World shares steadied after selling in the tech sector triggered their biggest fall in over a month, while the yen slid to a two-week low as the Bank of Japan signalled its stimulus was staying in place.

It was set to be the second week of falls for MSCI’s widely tracked world index, although Wall Street and Europe, which has been the star performer in the first half of the year, were trying to end it on an upnote.

London, Frankfurt and Paris climbed between 0.3 and 0.5 per cent, futures pointed to a stable restart for Apple and the like and euro the pound and the Swiss franc rose against the dollar in the currency market.

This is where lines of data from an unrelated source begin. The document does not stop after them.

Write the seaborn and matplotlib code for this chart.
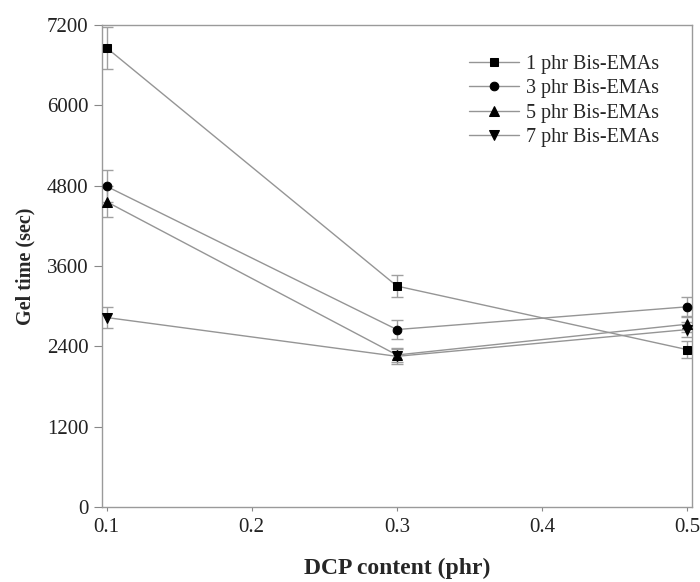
import matplotlib
matplotlib.use("Agg")
import matplotlib.pyplot as plt
import seaborn as sns
import pandas as pd

# DCP loading (phr) and measured gel times (sec) with standard deviations
dcp_content = [0.1, 0.3, 0.5]
series_labels = ["1 phr Bis-EMAs", "3 phr Bis-EMAs", "5 phr Bis-EMAs", "7 phr Bis-EMAs"]
gel_1phr = [6860, 3300, 2350]
gel_3phr = [4790, 2650, 2990]
gel_5phr = [4560, 2270, 2730]
gel_7phr = [2830, 2250, 2650]
err_1phr = [310, 170, 130]
err_3phr = [240, 140, 150]
err_5phr = [230, 110, 120]
err_7phr = [150, 110, 110]
markers = ["s", "o", "^", "v"]
y_ticks = [0, 1200, 2400, 3600, 4800, 6000, 7200]
x_ticks = [0.1, 0.2, 0.3, 0.4, 0.5]

sns.set_theme(style="ticks")
plt.rcParams["font.family"] = ["Liberation Serif", "DejaVu Serif"]

fig = plt.figure(figsize=(7.0, 5.82), dpi=100)
ax = fig.add_axes([0.146, 0.129, 0.843, 0.828])

values = [gel_1phr, gel_3phr, gel_5phr, gel_7phr]
errors = [err_1phr, err_3phr, err_5phr, err_7phr]
line_grey = "#959595"

for label, vals, errs, mk in zip(series_labels, values, errors, markers):
    df = pd.DataFrame({"dcp": dcp_content, "gel": vals})
    ax.errorbar(dcp_content, vals, yerr=errs, fmt="none", ecolor="#a0a0a0",
                elinewidth=1.0, capsize=4, capthick=1.0, zorder=2)
    sns.lineplot(data=df, x="dcp", y="gel", ax=ax, label=label,
                 color=line_grey, linewidth=1.0,
                 marker=mk, markersize=6.8 if mk in "^v" else 6.2,
                 markerfacecolor="black", markeredgecolor="black",
                 zorder=3)

ax.set_xlim(0.097, 0.5035)
ax.set_ylim(0, 7200)
ax.set_xticks(x_ticks)
ax.set_xticklabels([f"{t:.1f}" for t in x_ticks])
ax.set_yticks(y_ticks)
ax.tick_params(axis="both", labelsize=15, labelcolor="#222222",
               color="#888888", length=6, width=0.8, direction="out", pad=4)
ax.tick_params(axis="x", length=3, pad=5)
for side in ["top", "right", "left", "bottom"]:
    ax.spines[side].set_visible(True)
    ax.spines[side].set_color("#9a9a9a")
    ax.spines[side].set_linewidth(1.0)

ax.set_xlabel("DCP content (phr)", fontsize=17, fontweight="bold", labelpad=15)
ax.set_ylabel("Gel time (sec)", fontsize=14.5, fontweight="bold", labelpad=8)

ax.legend(loc="upper right", bbox_to_anchor=(0.975, 0.975), frameon=False,
          fontsize=14.5, handlelength=2.5, handletextpad=0.35,
          labelspacing=0.25, markerscale=1.0)

fig.savefig("out.png", dpi=100)
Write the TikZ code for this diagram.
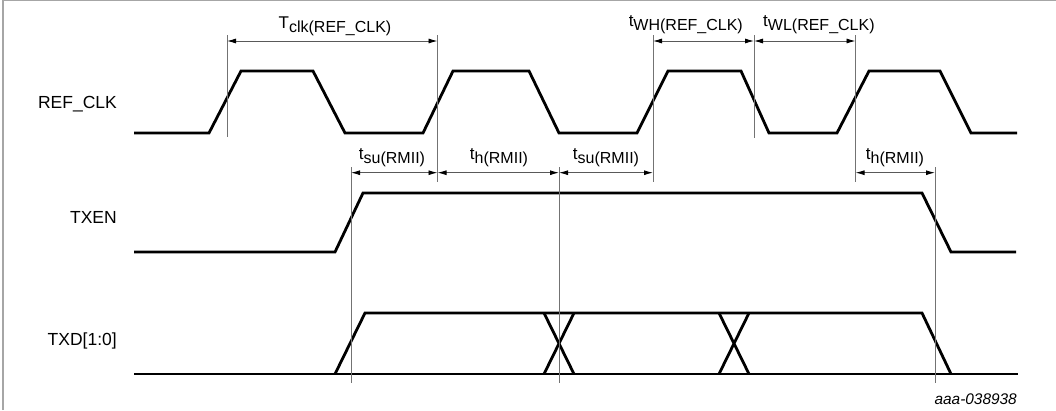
\documentclass[tikz,border=0pt]{standalone}
\usepackage{fontspec}
\setmainfont{Liberation Sans}
\usepackage{tikz}
\usetikzlibrary{arrows.meta,positioning,calc}
\tikzset{
  signal/.style={
    line width=2.8pt,
    draw=black
  },
  guide/.style={
    line width=0.9pt,
    draw=black!55
  },
  dimarrow/.style={
    line width=0.9pt,
    draw=black!65,
    {Latex[length=9pt,width=5pt,color=black]}-{Latex[length=9pt,width=5pt,color=black]}
  },
  signame/.style={
    anchor=base east,
    inner sep=0pt,
    font=\fontsize{17.5}{20}\selectfont
  },
  timing/.style={
    anchor=base,
    inner sep=0pt,
    font=\fontsize{17}{19}\selectfont
  }
}
\newcommand{\tsub}[1]{\raisebox{-3.8pt}{\fontsize{16}{17}\selectfont #1}}

\begin{document}
\begin{tikzpicture}[x=1pt, y=-1pt]
 \useasboundingbox (0,0) rectangle (1056,410);
 \draw[line width=1.2pt, black!35] (3,410) -- (3,0.6) -- (1056,0.6);
 % signal names
 \node[signame] (refclk) at (117,108.3) {REF\_CLK};
 \node[signame] (txen) at (117,223.3) {TXEN};
 \node[signame] (txd) at (117,345) {TXD[1:0]};
 % waveforms
 \draw[signal] (134,133) -- (209,133) -- (241,71) -- (313,71) -- (345,133)
   -- (423,133) -- (453,71) -- (529,71) -- (559,133) -- (637,133) -- (668,71)
   -- (741,71) -- (769,133) -- (837,133) -- (869,71) -- (940,71) -- (971,133)
   -- (1017,133);
 \draw[signal] (134,252) -- (335,252) -- (363,193) -- (922,193) -- (951,252)
   -- (1016,252);
 \draw[signal] (134,374) -- (1018,374);
 \draw[signal] (335,374) -- (365,313) -- (922,313) -- (951,374);
 \draw[signal] (544,313) -- (574,374) (544,374) -- (574,313);
 \draw[signal] (719,313) -- (749,374) (719,374) -- (749,313);
 % guide lines
 \coordinate (v1) at (227,35);
 \coordinate (v2) at (437.5,35);
 \coordinate (v3) at (653,35);
 \coordinate (v4) at (754,35);
 \coordinate (v5) at (855.5,35);
 \coordinate (w1) at (351,167);
 \coordinate (w2) at (559,167);
 \coordinate (w3) at (935,167);
 \coordinate (toprow) at (0,41);
 \coordinate (midrow) at (0,172.7);
 \draw[guide] (v1) -- (v1 |- 0,137);
 \draw[guide] (v2) -- (v2 |- 0,182);
 \draw[guide] (v3) -- (v3 |- 0,182);
 \draw[guide] (v4) -- (v4 |- 0,138);
 \draw[guide] (v5) -- (v5 |- 0,182);
 \draw[guide] (w1) -- (w1 |- 0,383);
 \draw[guide] (w2) -- (w2 |- 0,383);
 \draw[guide] (w3) -- (w3 |- 0,383);
 % timing arrows
 \draw[dimarrow] (v1 |- toprow) -- (v2 |- toprow);
 \draw[dimarrow] (v3 |- toprow) -- (v4 |- toprow);
 \draw[dimarrow] (v4 |- toprow) -- (v5 |- toprow);
 \draw[dimarrow] (w1 |- midrow) -- (v2 |- midrow);
 \draw[dimarrow] (v2 |- midrow) -- (w2 |- midrow);
 \draw[dimarrow] (w2 |- midrow) -- (v3 |- midrow);
 \draw[dimarrow] (v5 |- midrow) -- (w3 |- midrow);
 % timing labels
 \node[timing] (tclk) at (335,28.3) {T\tsub{clk(REF\_CLK)}};
 \node[timing, anchor=base east] (twh) at (743,26.5) {t\tsub{WH(REF\_CLK)}};
 \node[timing, anchor=base west] (twl) at (763,26.5) {t\tsub{WL(REF\_CLK)}};
 \node[timing] (tsua) at (392,159.3) {t\tsub{su(RMII)}};
 \node[timing] (tha) at (499,159.3) {t\tsub{h(RMII)}};
 \node[timing] (tsub) at (606,159.3) {t\tsub{su(RMII)}};
 \node[timing] (thb) at (895,159.3) {t\tsub{h(RMII)}};
 % figure id
 \node[anchor=base east, inner sep=0pt, font=\fontsize{15.4}{18}\selectfont\itshape]
   (figid) at (1017,404) {aaa-038938};
\end{tikzpicture}
\end{document}
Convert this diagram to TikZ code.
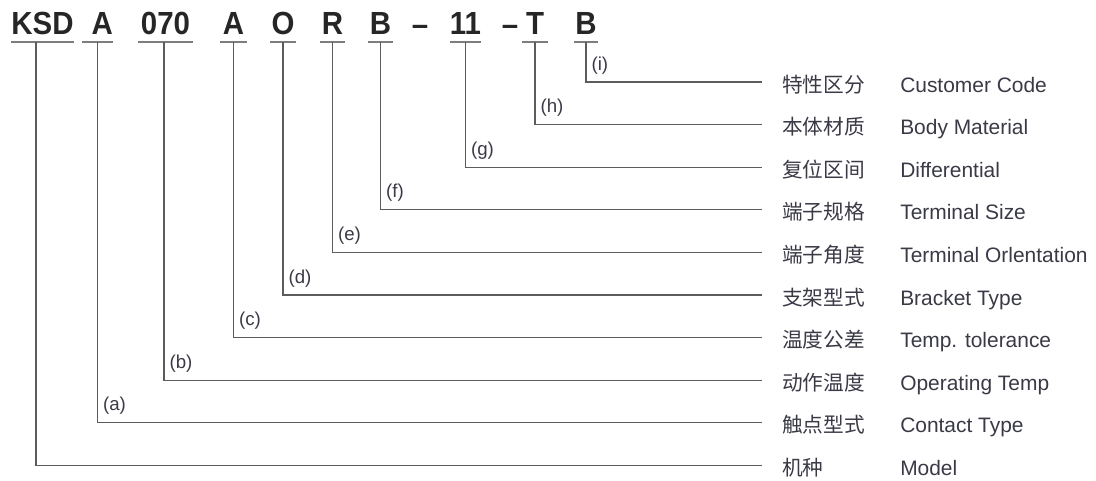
\documentclass[tikz,border=0pt]{standalone}
\usepackage{fontspec}
\setmainfont{Liberation Sans}
\newfontfamily\cjk{Noto Sans CJK SC}
\newfontfamily\kodefont[FakeStretch=0.92]{Liberation Sans}
\usepackage{xcolor}
\usetikzlibrary{positioning}

\definecolor{garis}{HTML}{5C5C5C}
\definecolor{tulisan}{HTML}{3A3A46}

\begin{document}
\begin{tikzpicture}[
    x=0.75pt, y=-0.75pt,
    kode/.style={font=\kodefont\fontsize{24}{28}\selectfont\bfseries, text=black!85,
                 anchor=south, inner xsep=0pt, inner ysep=5.6pt, text depth=0pt},
    strip/.style={font=\kodefont\fontsize{24}{28}\selectfont\bfseries, text=black!85,
                  anchor=base, inner sep=0pt},
    garisbawah/.style={draw=garis!80, line width=1.1pt},
    sambung/.style={draw=garis, line width=0.9pt},
    cn/.style={font=\cjk\fontsize{15.5}{18}\selectfont, text=tulisan, anchor=west,
               inner xsep=15pt, inner ysep=0pt, text height=16pt, text depth=1pt},
    en/.style={font=\fontsize{15.7}{18}\selectfont, text=tulisan, anchor=west,
               inner sep=0pt, text height=16pt, text depth=1pt},
    tanda/.style={font=\fontsize{14}{16}\selectfont, text=tulisan, anchor=base west, inner sep=0pt}
  ]
    \useasboundingbox (0,0) rectangle (1096,480);

    % kode model
    \node[kode, minimum width=41.25pt] (ksd) at (42.5,42) {KSD};
    \node[kode, minimum width=18.75pt] (kontak) at (97.5,42) {\hspace{7pt}A};
    \node[kode, minimum width=41.25pt] (suhu) at (165.5,42) {070};
    \node[kode, minimum width=19.5pt] (toleransi) at (233.5,42) {A};
    \node[kode, minimum width=19.5pt] (braket) at (283,42) {O};
    \node[kode, minimum width=18.75pt] (sudut) at (332.5,42) {R};
    \node[kode, minimum width=18.75pt] (ukuran) at (380.5,42) {B};
    \node[strip] (strip1) at (420,35) {–};
    \node[kode, minimum width=18.75pt] (selisih) at (465.5,42) {11};
    \node[strip] (strip2) at (510,35) {–};
    \node[kode, minimum width=19.5pt] (bahan) at (535,42) {T};
    \node[kode, minimum width=18pt] (khusus) at (586,42) {B};

    \foreach \k in {ksd, kontak, suhu, toleransi, braket, sudut, ukuran, selisih, bahan, khusus}
      \draw[garisbawah] (\k.south west) -- (\k.south east);

    % keterangan kanan
    \node[cn] (cn-khusus) at (762,82) {特性区分};
    \node[cn] (cn-bahan) at (762,124.6) {本体材质};
    \node[cn] (cn-selisih) at (762,167.2) {复位区间};
    \node[cn] (cn-ukuran) at (762,209.8) {端子规格};
    \node[cn] (cn-sudut) at (762,252.4) {端子角度};
    \node[cn] (cn-braket) at (762,295) {支架型式};
    \node[cn] (cn-toleransi) at (762,337.6) {温度公差};
    \node[cn] (cn-suhu) at (762,380.2) {动作温度};
    \node[cn] (cn-kontak) at (762,422.8) {触点型式};
    \node[cn] (cn-ksd) at (762,465.4) {机种};

    \node[en] (en-khusus) at (900,82) {Customer Code};
    \node[en] (en-bahan) at (900,124.6) {Body Material};
    \node[en] (en-selisih) at (900,167.2) {Differential};
    \node[en] (en-ukuran) at (900,209.8) {Terminal Size};
    \node[en] (en-sudut) at (900,252.4) {Terminal Orlentation};
    \node[en] (en-braket) at (900,295) {Bracket Type};
    \node[en] (en-toleransi) at (900,337.6) {Temp. tolerance};
    \node[en] (en-suhu) at (900,380.2) {Operating Temp};
    \node[en] (en-kontak) at (900,422.8) {Contact Type};
    \node[en] (en-ksd) at (900,465.4) {Model};

    % garis penghubung
    \draw[sambung] (ksd.south) ++(-6.5,0) |- (cn-ksd.west);
    \draw[sambung] (kontak.south) |- (cn-kontak.west);
    \draw[sambung] (suhu.south) ++(-1.5,0) |- (cn-suhu.west);
    \draw[sambung] (toleransi.south) |- (cn-toleransi.west);
    \draw[sambung] (braket.south) |- (cn-braket.west);
    \draw[sambung] (sudut.south) |- (cn-sudut.west);
    \draw[sambung] (ukuran.south) |- (cn-ukuran.west);
    \draw[sambung] (selisih.south) |- (cn-selisih.west);
    \draw[sambung] (bahan.south) |- (cn-bahan.west);
    \draw[sambung] (khusus.south) |- (cn-khusus.west);

    % huruf penanda
    \coordinate (sd-a) at (kontak.south |- cn-kontak.west);
    \coordinate (sd-b) at ([xshift=-1.125pt]suhu.south |- cn-suhu.west);
    \coordinate (sd-c) at (toleransi.south |- cn-toleransi.west);
    \coordinate (sd-d) at (braket.south |- cn-braket.west);
    \coordinate (sd-e) at (sudut.south |- cn-sudut.west);
    \coordinate (sd-f) at (ukuran.south |- cn-ukuran.west);
    \coordinate (sd-g) at (selisih.south |- cn-selisih.west);
    \coordinate (sd-h) at (bahan.south |- cn-bahan.west);
    \coordinate (sd-i) at (khusus.south |- cn-khusus.west);
    \node[tanda] (tn-a) at ([xshift=4pt, yshift=9pt]sd-a) {(a)};
    \node[tanda] (tn-b) at ([xshift=4pt, yshift=9pt]sd-b) {(b)};
    \node[tanda] (tn-c) at ([xshift=4pt, yshift=9pt]sd-c) {(c)};
    \node[tanda] (tn-d) at ([xshift=4pt, yshift=9pt]sd-d) {(d)};
    \node[tanda] (tn-e) at ([xshift=4pt, yshift=9pt]sd-e) {(e)};
    \node[tanda] (tn-f) at ([xshift=4pt, yshift=9pt]sd-f) {(f)};
    \node[tanda] (tn-g) at ([xshift=4pt, yshift=9pt]sd-g) {(g)};
    \node[tanda] (tn-h) at ([xshift=4pt, yshift=9pt]sd-h) {(h)};
    \node[tanda] (tn-i) at ([xshift=4pt, yshift=9pt]sd-i) {(i)};
\end{tikzpicture}
\end{document}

Greece’s 10-year government borrowing costs fell to their lowest since 2014 in bond markets as well, as euro zone finance ministers and the International Monetary Fund approved a long-delayed 8.5 billion euro lifeline for Athens, albeit keeping them hanging on for debt relief.

The Japanese yen hit a two-week low against the dollar after the Bank of Japan left its mass money printing programme unchanged, maintaining the contrast with the US Federal Reserve, which signalled further tightening this week.

It was trading 0.4 per cent lower at 111.35 yen per dollar, while the euro was buying $1.1170 compared with almost $1.13 earlier in the week.

MSCI’s broadest index of Asia-Pacific shares outside Japan ended down roughly 0.85 per cent for the week though for emerging markets more broadly it was looking like being the worst week of the year so far.

The tech-heavy Nasdaq whose big names like Apple and Alphabet led Wall Street lower again on Thursday after more bearish reports, pointed to a stabilisation in United States trading rather than a rebound.

US data also continues to come in mixed. US homebuilding fell to the lowest level in eight months figures showed ahead of the Wall Street restart, dampening the mood again after better-than-expected unemployment claims numbers and a survey on business conditions on Thursday.

Back in Europe, Britain’s sterling added almost 0.2 per cent to $1.2775 having jumped as high as $1.2795 the previous day after a Bank of England decision to kept UK rates at a record low was much closer than expected.

In commodities, oil remained subdued on continued worries over rising US gasoline inventories adding to already elevated global supply.

Global benchmarks Brent and US crude ticked up to $47.34 and $44.74 a barrel, on track for 2.4 and 2.8 per cent drops for the week respectively.